Presumably, so do the referees. Or do they?
Things are going to be hotly contested. They certainly were at Gillette Stadium, where referee Silviu Petrescu has only himself to blame for losing control. Seattle defender Patrick Ianni stomped on Shalrie Joseph off the ball. Joseph reacted by slapping at Ianni, who fell dramatically and needed, ahem, treatment. Joseph must have hit him with some sort of magical finger punch.
Anyway, Petrescu seemed to have the right idea when he marched with a purpose toward Ianni while reaching into his back pocket. "Ah, here we go! He's got this under control." But as Ianni lay in, ahem, agony, Petrescu lost his nerve. He didn't so much as caution either player.
Of course, at that point, players are frustrated and fans are frustrated and, well, it's the Wild West out there because there's no authority figure in charge. Sure enough, Seattle's Fredy Montero ran New England's Kevin Alston into the sign boards dangerously just a couple of minutes later. Players gathered, hurtful words were said ... and it was all so silly and unnecessary if the man in the middle had just put his thumb on things in the first place.

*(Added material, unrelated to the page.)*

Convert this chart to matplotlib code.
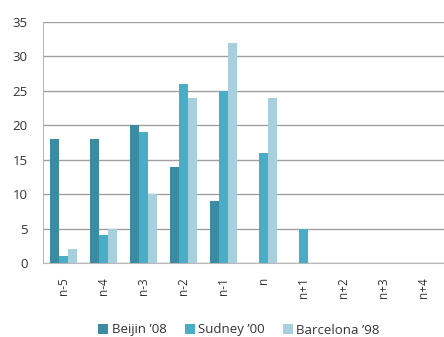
import matplotlib
matplotlib.use("Agg")
import matplotlib.pyplot as plt
import numpy as np

categories = ["n-5", "n-4", "n-3", "n-2", "n-1", "n", "n+1", "n+2", "n+3", "n+4"]
beijin = [18, 18, 20, 14, 9, 0, 0, 0, 0, 0]
sudney = [1, 4, 19, 26, 25, 16, 5, 0, 0, 0]
barcelona = [2, 5, 10, 24, 32, 24, 0, 0, 0, 0]
series_names = ["Beijin \u201908", "Sudney \u201900", "Barcelona \u201998"]
colors = ["#3b8ba3", "#4aadc7", "#a8cfdd"]

plt.rcParams['font.family'] = ['Open Sans', 'DejaVu Sans']

fig = plt.figure(figsize=(4.44, 3.37), dpi=100)
ax = fig.add_axes([43/444, 1-263/337, 401/444, (263-22)/337])

x = np.arange(len(categories))
w = 0.225
for i, (vals, name, c) in enumerate(zip([beijin, sudney, barcelona], series_names, colors)):
    ax.bar(x + (i-1)*w, vals, width=w, color=c, label=name, zorder=3)

ax.set_xlim(-0.5, len(categories)-0.5)
ax.set_ylim(0, 35)
ax.set_yticks(range(0, 36, 5))
ax.set_xticks(x)
ax.set_xticklabels(categories, rotation=90)
ax.tick_params(axis='both', length=0, colors='#333333')
ax.tick_params(axis='y', labelsize=9.5, pad=11)
ax.tick_params(axis='x', labelsize=8.5, pad=10)
ax.yaxis.grid(True, color='#a0a0a0', linewidth=1, zorder=0)
for s in ['top', 'right']:
    ax.spines[s].set_visible(False)
ax.spines['left'].set_color('#b8b8b8')
ax.spines['bottom'].set_color('#b8b8b8')

fig.legend(loc='center', bbox_to_anchor=(239/444, 1-330/337), ncol=3, frameon=False,
           fontsize=9.5, handlelength=0.75, handleheight=0.75, handletextpad=0.25,
           columnspacing=1.4, labelcolor='#333333')

fig.savefig("out.png", dpi=100)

In Dallas, some of the things Alex Prus allowed would gain prosecution beyond stadium grounds. Toronto players apparently didn't believe they could match the home team technically, so they kicked, hacked and ran over with relative impunity. This is what MLS wants? Teams bent on thugging their way to success? Didn't people learn anything watching that World Cup final?
There are seven rounds left. With all but perhaps one team still holding out playoff hope -- unrealistic as it may be in some cases -- referees simply have to be on top of things better than some were in Round 23.
5. Team of the week: Goalkeeper: Jimmy Nielsen (Kansas City). Defenders: Kosuke Kimura (Colorado), Wilman Conde (Chicago), Omar Gonzalez (Los Angeles), Roger Espinoza (Kansas City). Midfielders: Kheli Dube (New England), Mike Banner (Chicago), Geovanni (San Jose), Chris Tierney (New England). Forwards: Omar Cummings (Colorado), Conor Casey (Colorado).